Professionals such as doctors, engineers, teachers, journalists and the like are guaranteed freedom of movement and, according to the CSME protocol must apply to a Caribbean country to be granted permission to work and live there without a work permit.

It is understood that in the first six months of 2006, this country granted over 700 such approvals but no other information has been forthcoming.

Despite the dearth of information on the progress of the CSME, casual observation would reveal that the process is well under way: Accents from almost every Caribbean territory could be heard among the chatter in Port-of-Spain’s downtown streets.

Guyanese traders, a feature of life in downtown Port of Spain for more than a decade, are now entering the realm of store proprietors, as many have worked and saved enough to rent shop space and set up well stocked clothing and variety stores.

Caricom citizens from other territories are now joining their fellow Caricom traders from Guyana. One POS shopper estimated that as many as 60 percent of all non-food vendors in Port of Spain are either Caricom migrants or immigrants from Africa.

As for labour, one of the first steps in the establishment of the CSME was the removal of restrictions for certain classes of skilled workers, which after more than 30 years of backsliding on integration, was finally agreed to by Caribbean governments in 2004.

The CSME came into being in the more developed territories – Trinidad and Tobago, Barbados, Guyana and Jamaica in January 2006 – and in the less developed territories one year later.

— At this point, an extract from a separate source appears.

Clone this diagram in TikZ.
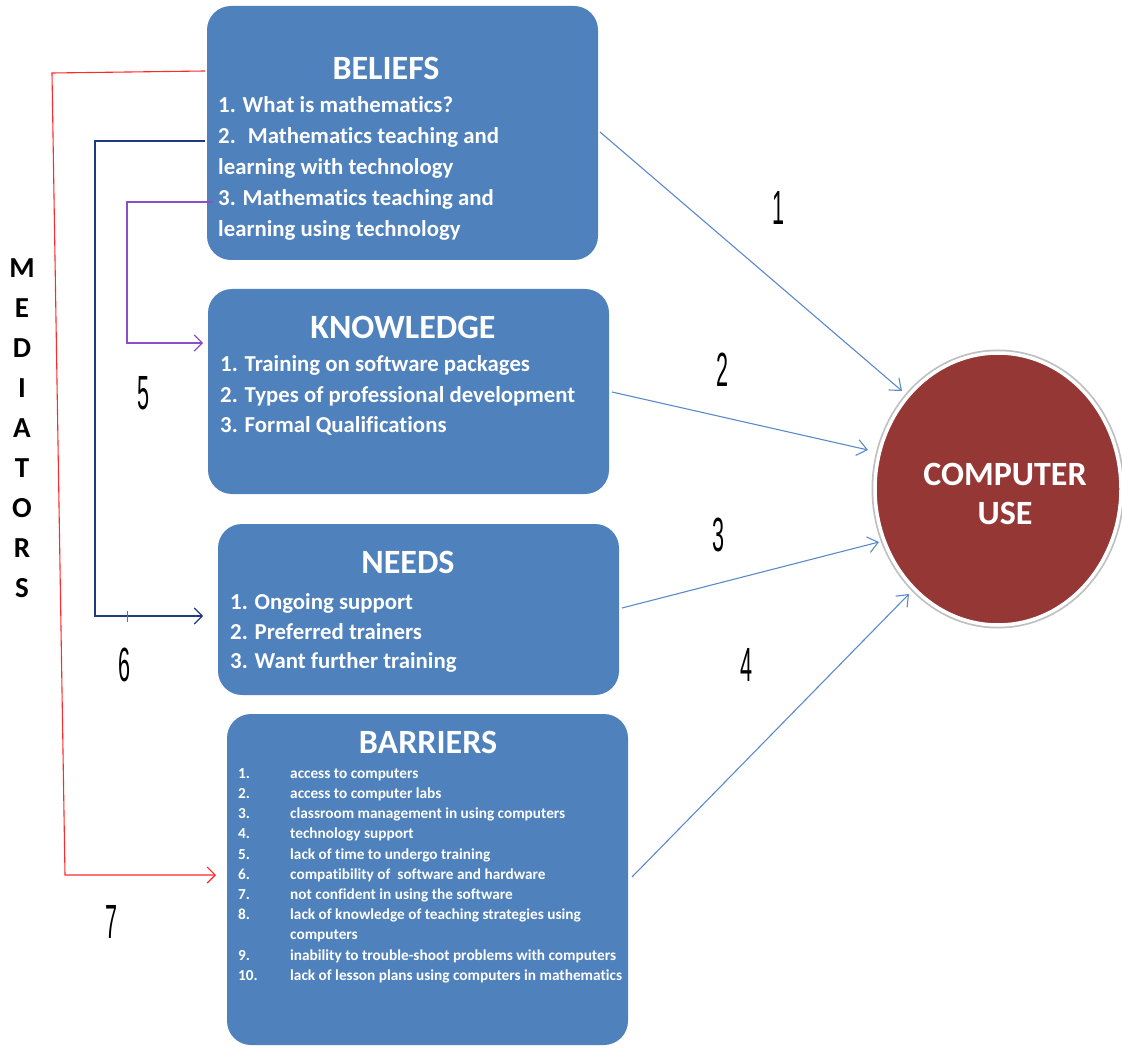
\documentclass[tikz,border=0pt]{standalone}
\usepackage{fontspec}
\usepackage{graphicx}
\setmainfont{Carlito}[Ligatures=NoCommon]
\newfontfamily\numfont{Liberation Sans}
\usetikzlibrary{arrows.meta,shapes.geometric}

\definecolor{boxblue}{HTML}{4F81BD}
\definecolor{arrowblue}{HTML}{5A8ACB}
\definecolor{discred}{HTML}{953735}
\definecolor{linkred}{HTML}{FF2A2A}
\definecolor{linknavy}{HTML}{1F3A80}
\definecolor{linkpurple}{HTML}{8A4FC8}
\definecolor{tickgreen}{HTML}{1AA050}

\tikzset{
  panel/.style={fill=boxblue, draw=none, rounded corners=24pt, inner sep=0pt},
  title/.style={text=white, inner sep=0pt, font=\bfseries\fontsize{34}{36}\selectfont},
  item/.style={text=white, inner sep=0pt, anchor=mid west, font=\bfseries\fontsize{22.8}{26}\selectfont},
  bnum/.style={text=white, inner sep=0pt, anchor=mid west, font=\bfseries\fontsize{15.3}{17}\selectfont},
  bitem/.style={text=white, inner sep=0pt, anchor=mid west, font=\bfseries\fontsize{15.3}{17}\selectfont},
  pathno/.style={inner sep=0pt, font=\numfont\fontsize{48}{50}\selectfont},
  vletter/.style={inner sep=0pt, font=\bfseries\fontsize{29}{30}\selectfont},
  effect/.style={draw=arrowblue, line width=1.1pt, -{Straight Barb[length=10pt, width=16pt, line width=1.1pt]}},
  mediate/.style={line width=1.1pt, -{Straight Barb[length=8pt, width=16pt, line width=1.1pt]}},
}

\newcommand{\narrow}[1]{\scalebox{0.45}[1]{#1}}

\begin{document}
\begin{tikzpicture}[x=1pt, y=-1pt]
\useasboundingbox (0,0) rectangle (1122,1048);

% ---- the four factor panels ----
\node[panel, minimum width=391pt, minimum height=254pt] (bel) at (402.5,133) {};
\node[panel, minimum width=401pt, minimum height=205pt] (kno) at (408.5,391.5) {};
\node[panel, minimum width=401pt, minimum height=171pt] (nee) at (418.5,609.5) {};
\node[panel, minimum width=401pt, minimum height=331pt] (bar) at (427.5,879.5) {};

% BELIEFS
\node[title] (belT) at (386,68) {BELIEFS};
\node[item] (bel1) at (218,110) {1. What is mathematics?};
\node[item] (bel2) at (218,141) {2.~ Mathematics teaching and};
\node[item] (bel3) at (218,172) {learning with technology};
\node[item] (bel4) at (218,203) {3. Mathematics teaching and};
\node[item] (bel5) at (218,234) {learning using technology};

% KNOWLEDGE
\node[title] (knoT) at (403,327) {KNOWLEDGE};
\node[item] (kno1) at (220,369) {1. Training on software packages};
\node[item] (kno2) at (220,400) {2. Types of professional development};
\node[item] (kno3) at (220,430) {3. Formal Qualifications};

% NEEDS
\node[title] (neeT) at (408,562) {NEEDS};
\node[item] (nee1) at (230,607) {1. Ongoing support};
\node[item] (nee2) at (230,637) {2. Preferred trainers};
\node[item] (nee3) at (230,666) {3. Want further training};

% BARRIERS
\node[title] (barT) at (428,742) {BARRIERS};
\foreach \n/\t/\yy [count=\i] in {
  1./access to computers/776,
  2./access to computer labs/796.2,
  3./classroom management in using computers/816.4,
  4./technology support/836.6,
  5./lack of time to undergo training/856.8,
  6./compatibility of~ software and hardware/877,
  7./not confident in using the software/897.2,
  8./lack of knowledge of teaching strategies using/917.4,
  {}/computers/937.6,
  9./inability to trouble-shoot problems with computers/957.8,
  10./lack of lesson plans using computers in mathematics/978}{
  \node[bnum] (bn\i) at (238,\yy) {\n};
  \node[bitem] (bt\i) at (290,\yy) {\t};
}

% ---- outcome ----
\node[ellipse, draw=black!25, line width=6pt, minimum width=247pt, minimum height=273pt, inner sep=0pt] (useS) at (998,489) {};
\node[ellipse, fill=discred, draw=white, line width=3.5pt, minimum width=246pt, minimum height=272pt, inner sep=0pt] (use) at (998,489) {};
\node[title, text=white] (use1) at (1005,474) {COMPUTER};
\node[title, text=white] (use2) at (1005,513) {USE};

% ---- direct effects ----
\coordinate (e1s) at (600,132);
\coordinate (e1t) at (902,391);
\coordinate (e2s) at (612,392);
\coordinate (e2t) at (868,450);
\coordinate (e3s) at (622,608);
\coordinate (e3t) at (879,542);
\coordinate (e4s) at (632,877);
\coordinate (e4t) at (909,594);
\draw[effect] (e1s) -- (e1t);
\draw[effect] (e2s) -- (e2t);
\draw[effect] (e3s) -- (e3t);
\draw[effect] (e4s) -- (e4t);

\node[pathno] (p1) at (778,208) {\narrow{1}};
\node[pathno] (p2) at (722,370) {\narrow{2}};
\node[pathno] (p3) at (718,535) {\narrow{3}};
\node[pathno] (p4) at (746,665) {\narrow{4}};

% ---- mediating paths from BELIEFS ----
\coordinate (m7a) at (205,71);
\coordinate (m7b) at (52,73);
\coordinate (m7c) at (65,875);
\coordinate (m7d) at (216,875);
\draw[mediate, draw=linkred] (m7a) -- (m7b) -- (m7c) -- (m7d);

\coordinate (m6a) at (205,141);
\coordinate (m6b) at (95,141);
\coordinate (m6c) at (95,616);
\coordinate (m6d) at (203,616);
\draw[mediate, draw=linknavy] (m6a) -- (m6b) -- (m6c) -- (m6d);
\coordinate (tk1) at (127,611);
\coordinate (tk2) at (127,622);
\draw[tickgreen, line width=1pt] (tk1) -- (tk2);

\coordinate (m5a) at (213,202);
\coordinate (m5b) at (127,202);
\coordinate (m5c) at (127,343);
\coordinate (m5d) at (203,343);
\draw[mediate, draw=linkpurple] (m5a) -- (m5b) -- (m5c) -- (m5d);

\node[pathno] (p5) at (144,393) {\narrow{5}};
\node[pathno] (p6) at (125,665) {\narrow{6}};
\node[pathno] (p7) at (112,922) {\narrow{7}};

% ---- vertical label ----
\foreach \L/\yy [count=\i] in {M/268,E/308,D/348,I/388,A/428,T/468,O/508,R/548,S/588}{
  \node[vletter] (v\i) at (22,\yy) {\L};
}
\end{tikzpicture}
\end{document}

Since then, there has been a slow but steady stream of migrants moving between the islands in search of better opportunities than those available in their home states.

Needless to say, there has always been such movement between the islands: Unskilled migrants seeking better wages and quality education for their children, university graduates taking up high paying but hard-to-fill positions, tradesmen and construction workers migrating to wherever there is a construction boom, and vendors from the smaller islands seeking to sell their produce in the cities of the larger islands.

This tradition of migration within the islands has been taking place even before the arrival of Cristopher Columbus: Caribs and other tribes moved freely from island to island as they searched for better lands and raided each other’s settlements. In those days, there were no prime ministers or immigration authorities to slap visa restrictions on migrants.

History has proven that no regime could put a stop to these migrations, not the colonial administrations, not the independent governments of today, and not even the totalitarian regime of Cuba, where boatloads of Cubans still risk their lives to get to nearby Florida in search of a better life.

The Caribbean’s people have always been miles ahead of its governments in almost every aspect of Caribbean life.

However, some issues are simply too important for large blocks of the population to be left out of the loop. The time may be right for Caribbean people to start demanding more information and action on integration from their leaders.